Backing them is a support network — of teachers, parents, rights activists and left-wing politicians — that is waging a grassroots campaign against plans to expel hundreds of immigrant families with school-age children.

France’s centre-right governmnent has vowed to step up the deportation of illegal immigrants — who number 200,000 to 400,000 in the country — as part of a toughening of immigration policy backed by three-quarters of the public.

The rhythm of expulsions has been steadily rising, from 15,000 in 2004 to 20,000 last year, and Interior Minister Nicolas Sarkozy has set a national target of 25,000 expulsions for 2006.

Families with children enrolled at school have been given the right to remain until the end of the school year on June 30 — at which point state officials are under instructions to arrest and conduct them to the border.

“At least 10,000 children” enrolled in French schools are at risk, according to the Education Without Borders Network (RESF), which is campaigning for the children and their families to be given French residence permits.

Sarkozy defended the government’s policy during a trip to Africa last week: “If I allow people who have children enrolled at school to remain in France, I will be creating a new channel” for immigration, he said.

Anyone is free to register their child at a school in France — without having to produce identity or residence papers.

Schoolteachers and parents opposed to the plan say many of the children concerned are well-integrated and thriving in the French school system — and that to deport them would go against the very principles of the Republic.

“The idea of a child being handcuffed and bundled onto a plane to return to face a life of poverty is quite simply outrageous,” said Richard Moyon, a teacher and member of the RESF network.

RESF charges that many of those concerned have been unfairly denied political asylum in France and could face persecution upon their return home.

Since late April, more than 27,700 people have signed an RESF petition against what they denounce as a ‘childhunt’ — pledging to “sponsor, protect and house” the children and their families, even if it means breaking the law.

“If they ask us for shelter, we will not turn them away… We will not turn them over to the police,” they promise.

Well known signatories include the Socialist former minister Jack Lang and the anti-globalisation icon Jose Bové and the protest movement has found a strong echo in the left-wing media.

“France is set to turn into a strange country: thousands of children will be forced into clandestine existences… Holidays for some, fear and persecution for others,” wrote Libération newspaper.

The Socialist mayor of Paris, Bertrand Delanoë, has come out in support of the campaign and “civil sponsorship” ceremonies have been staged at a number of left-wing town halls to lend an air of officialdom to the protest movement.

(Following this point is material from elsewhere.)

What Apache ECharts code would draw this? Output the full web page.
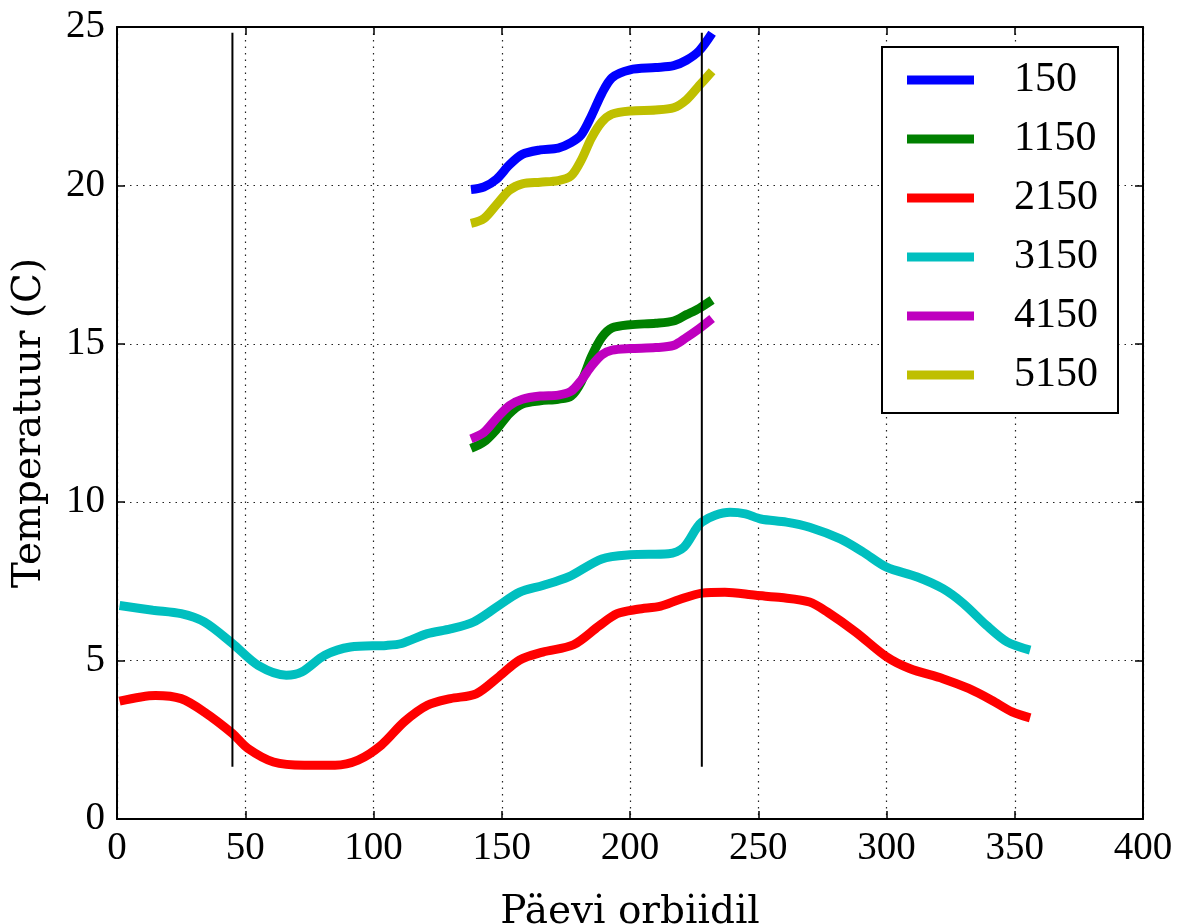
<!DOCTYPE html>
<html><head><meta charset="utf-8">
<script src="https://cdn.jsdelivr.net/npm/echarts@6/dist/echarts.min.js"></script>
<style>html,body{margin:0;padding:0;background:#fff}#c{width:1181px;height:924px}</style>
</head><body><div id="c"></div><script>
// ---- data ----
const seriesNames = ['150', '1150', '2150', '3150', '4150', '5150'];
const seriesColors = ['#0000ff', '#008000', '#ff0000', '#00bfbf', '#bf00bf', '#bfbf00'];

const shortDays = [138, 143, 148, 153, 158, 165, 172, 177, 181, 185, 189, 193, 200, 210, 217, 222, 227, 232];
const temp150  = [19.87, 19.95, 20.2, 20.65, 20.98, 21.12, 21.18, 21.35, 21.6, 22.2, 22.9, 23.4, 23.65, 23.72, 23.78, 23.95, 24.25, 24.8];
const temp1150 = [11.7, 11.9, 12.3, 12.8, 13.1, 13.2, 13.25, 13.35, 13.8, 14.6, 15.2, 15.5, 15.6, 15.65, 15.72, 15.92, 16.12, 16.38];
const temp4150 = [12.0, 12.2, 12.65, 13.05, 13.25, 13.35, 13.38, 13.5, 13.85, 14.3, 14.65, 14.8, 14.85, 14.88, 14.95, 15.2, 15.48, 15.8];
const temp5150 = [18.8, 18.95, 19.4, 19.85, 20.05, 20.1, 20.15, 20.3, 20.8, 21.5, 22.0, 22.25, 22.35, 22.38, 22.45, 22.7, 23.15, 23.6];

const redDays  = [1, 15, 25, 34, 45, 51, 61, 73, 85, 94, 103, 112, 121, 130, 140, 149, 157, 166, 178, 188, 195, 203, 212, 219, 228, 237, 249, 259, 270, 277, 288, 300, 309, 322, 332, 341, 349, 356];
const temp2150 = [3.72, 3.9, 3.8, 3.38, 2.7, 2.23, 1.8, 1.7, 1.7, 1.86, 2.33, 3.07, 3.59, 3.8, 3.95, 4.5, 5.02, 5.27, 5.5, 6.1, 6.48, 6.62, 6.72, 6.92, 7.13, 7.16, 7.06, 6.99, 6.85, 6.53, 5.9, 5.12, 4.75, 4.43, 4.12, 3.75, 3.38, 3.19];

const cyanDays = [1, 14, 25, 34, 45, 55, 66, 72, 81, 91, 105, 111, 121, 130, 139, 148, 157, 166, 176, 189, 200, 215, 221, 228, 239, 245, 251, 261, 270, 282, 291, 300, 312, 322, 330, 339, 347, 356];
const temp3150 = [6.74, 6.59, 6.48, 6.22, 5.54, 4.85, 4.54, 4.64, 5.17, 5.43, 5.48, 5.54, 5.85, 6.0, 6.22, 6.69, 7.16, 7.37, 7.64, 8.21, 8.34, 8.37, 8.58, 9.37, 9.68, 9.63, 9.47, 9.37, 9.21, 8.84, 8.42, 7.95, 7.64, 7.27, 6.8, 6.11, 5.59, 5.33];

const markerDays = [45, 228];
const markerRange = [1.65, 24.82];

const xTicks = [0, 50, 100, 150, 200, 250, 300, 350, 400];
const yTicks = [0, 5, 10, 15, 20, 25];

// ---- build ----
const pair = (xs, ys) => xs.map((x, i) => [x, ys[i]]);
const seriesData = [
  pair(shortDays, temp150),
  pair(shortDays, temp1150),
  pair(redDays, temp2150),
  pair(cyanDays, temp3150),
  pair(shortDays, temp4150),
  pair(shortDays, temp5150)
];

const tickFont = 'Liberation Serif';
const nameFont = 'DejaVu Serif';

const series = seriesNames.map((n, i) => ({
  name: n, type: 'line', data: seriesData[i], smooth: 0.3,
  showSymbol: false, symbol: 'none', color: seriesColors[i],
  lineStyle: { width: 9, color: seriesColors[i], cap: 'butt' },
  z: 3 + i, animation: false
}));
markerDays.forEach(d => series.push({
  type: 'line', data: markerRange.map(y => [d, y]), symbol: 'none', showSymbol: false,
  lineStyle: { width: 2, color: '#000' }, z: 20, animation: false, silent: true
}));

const grid = { left: 117, right: 38, top: 27, bottom: 105, containLabel: false, outerBoundsMode: 'none' };
const dotted = { show: true, lineStyle: { color: '#222', type: [1.5, 5], width: 1.2 } };

const option = {
  animation: false,
  backgroundColor: '#fff',
  grid,
  legend: {
    data: seriesNames, orient: 'vertical', left: 882, top: 47,
    icon: 'rect', itemWidth: 67, itemHeight: 9, itemGap: 15,
    padding: [11, 20, 16, 25],
    borderColor: '#000', borderWidth: 2, backgroundColor: '#fff',
    textStyle: { fontFamily: tickFont, fontSize: 42, color: '#000', lineHeight: 44, padding: [0, 0, 0, 35] },
    z: 30
  },
  xAxis: [{
    type: 'value', min: 0, max: 400, interval: 50,
    name: 'Päevi orbiidil', nameLocation: 'middle', nameGap: 74,
    nameTextStyle: { fontFamily: nameFont, fontSize: 39, color: '#000' },
    axisLine: { show: true, onZero: false, lineStyle: { color: '#000', width: 2 } },
    axisTick: { show: true, inside: true, length: 8, lineStyle: { color: '#000', width: 1.5 } },
    axisLabel: { fontFamily: tickFont, fontSize: 39, color: '#000', margin: 10,
      formatter: v => xTicks.includes(v) ? String(v) : '' },
    splitLine: dotted
  }, {
    type: 'value', min: 0, max: 400, interval: 50, position: 'top',
    axisLine: { show: true, onZero: false, lineStyle: { color: '#000', width: 2 } },
    axisTick: { show: true, inside: true, length: 8, lineStyle: { color: '#000', width: 1.5 } },
    axisLabel: { show: false }, splitLine: { show: false }
  }],
  yAxis: [{
    type: 'value', min: 0, max: 25, interval: 5,
    name: 'Temperatuur (C)', nameLocation: 'middle', nameGap: 68, nameRotate: 90,
    nameTextStyle: { fontFamily: nameFont, fontSize: 39, color: '#000' },
    axisLine: { show: true, onZero: false, lineStyle: { color: '#000', width: 2 } },
    axisTick: { show: true, inside: true, length: 8, lineStyle: { color: '#000', width: 1.5 } },
    axisLabel: { fontFamily: tickFont, fontSize: 39, color: '#000', margin: 12,
      formatter: v => yTicks.includes(v) ? String(v) : '' },
    splitLine: dotted
  }, {
    type: 'value', min: 0, max: 25, interval: 5, position: 'right',
    axisLine: { show: true, onZero: false, lineStyle: { color: '#000', width: 2 } },
    axisTick: { show: true, inside: true, length: 8, lineStyle: { color: '#000', width: 1.5 } },
    axisLabel: { show: false }, splitLine: { show: false }
  }],
  series
};
const chart = echarts.init(document.getElementById('c'), null, { renderer: 'canvas' });
chart.setOption(option);
</script></body></html>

In some cases teachers, students and their parents have taken in entire families threatened with expulsion — and the protest movement has already notched up a string of victories.

In one high-profile case, Rachel, 15, and Jonathan, 14, a brother and sister from the Democratic Republic of Congo were granted a stay of expulsion after spending two months on the run.

This week, in Evreux north of Paris, the authorities called off plans to deport an Angolan mother and her 16-year-old daughter following a strike by staff at her high-school.

Since 2004, the RESF network has blocked dozens of deportations — which are part of a wider move to tighten immigration rules under Sarkozy’s authority.

French lawmakers this month voted in a “selected immigration” reform — which aims to favour skilled workers and cut back on family reunification, while scrapping automatic residence rights for illegal immigrants who have spent 10 years in the country.

Sarkozy strongly denies that his policies are racist — Africans make up a majority of illegal immigrants in France — warning that a failure to combat the phenomenon would only play into the hands of the xenophobic far-right.